Ser incluída exigia ajuste à lógica do reconhecimento externo.
A presença que recusava esse ajustamento era deslocada.
A fidelidade à verdade afetava a interação interpessoal — porque recusava a cedência simbólica.
10. Fractura da rejeição do limite
Marcar um limite não exigia justificação — mas não era reconhecido.
Permiti-me estar com quem os ultrapassava aos poucos.
A complacência adiou a rutura.
O problema não foi a ausência de limite — mas a sua deslegitimação.
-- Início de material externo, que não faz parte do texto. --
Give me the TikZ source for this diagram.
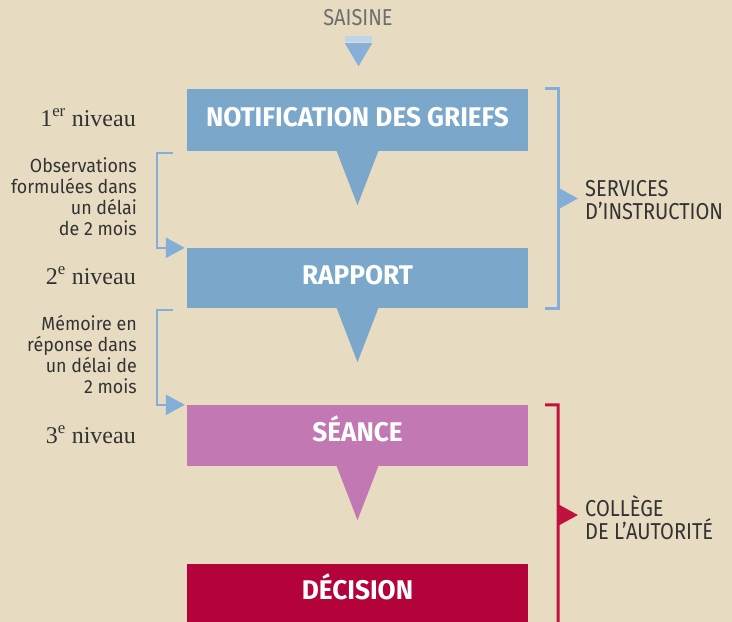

11. Fractura da auto-suficiência forçada
Na ausência de par e de reconhecimento simbólico, o apoio externo tornou-se um risco estrutural.
Pedir ajuda implicava expor a estrutura interna a interpretações que a reorganizavam ou invalidavam.
A recusa da ajuda não foi mecanismo emocional, mas decisão moral.
A auto-suficiência operou como condição para preservar a coerência ontológica.
12. Fractura da legibilidade superficial
A presença era visível, mas lida à superfície.
A estrutura interna era ignorada.
A ação era reorganizada para caber na leitura simbólica disponível.
O reconhecimento dependia da gramática do outro — não da coerência do ser.
13. Fractura da negação da maturidade
A estrutura interna operava com responsabilidade e pensamento — mas não era reconhecida.
A profundidade não era lida.
A presença era percebida como fofa, imatura, emocional.
O lugar de fala era negado à partida.
O que era já pensamento era neutralizado pela leitura simbólica atribuída.
14. Fractura do desgaste por ausência de estrutura externa correspondente
A estrutura interna era coerente, mas não encontrava equivalência fora de si.
A ausência de apoio relacional, institucional e simbólico exigiu que eu me tornasse a única estrutura operativa em todos os campos onde habitava.
15. Fractura da neutralização antecipada
A presença era reorganizada antes de poder sustentar a sua posição moral.
O olhar do outro atribuía categorias funcionais — “fofa”, “emocional”, “imatura” — que anulavam a densidade da estrutura interna.
A consciência era lida como afeto.
Mesmo quando a presença era consequente, era recusada como posição legítima.
A estrutura era invisível — e a legitimidade, pré-negada.
III. A fractura como origem da coerência
Ao trabalhar a fractura, desenvolvi um sistema operativo fundado na coêrencia interna sustentada pela prática.
A fractura não fundou a prática — mas marcou o ponto onde a estrutura interna se tornou inevitável.
Foi a primeira tensão entre estrutura interna e estrutura simbólica externa.
A minha estrutura interna — margem interior — não se define pela fractura e manifesta os princípios:
Ser Uno
Suavidade como recusa da crueldade
Presença como posicionamento moral
Verdade sustentada pelo afeto
Erro como condição da ação
Profundidade como responsabilidade
Ser como inscrição no mundo
A prática vem da escolha.
A escolha é: não ser definida pela fractura.
Nota metodológica
Este ensaio assume uma metodologia autoetnográfica fenomenológica, situada na filosofia da ação e na ontologia. A análise da fractura afirma-se a partir da margem interior, sem mediação institucional. O pensamento não se organiza segundo categorias externas. O texto inscreve-se numa linha de pensamento já consequente, fundada na margem interior.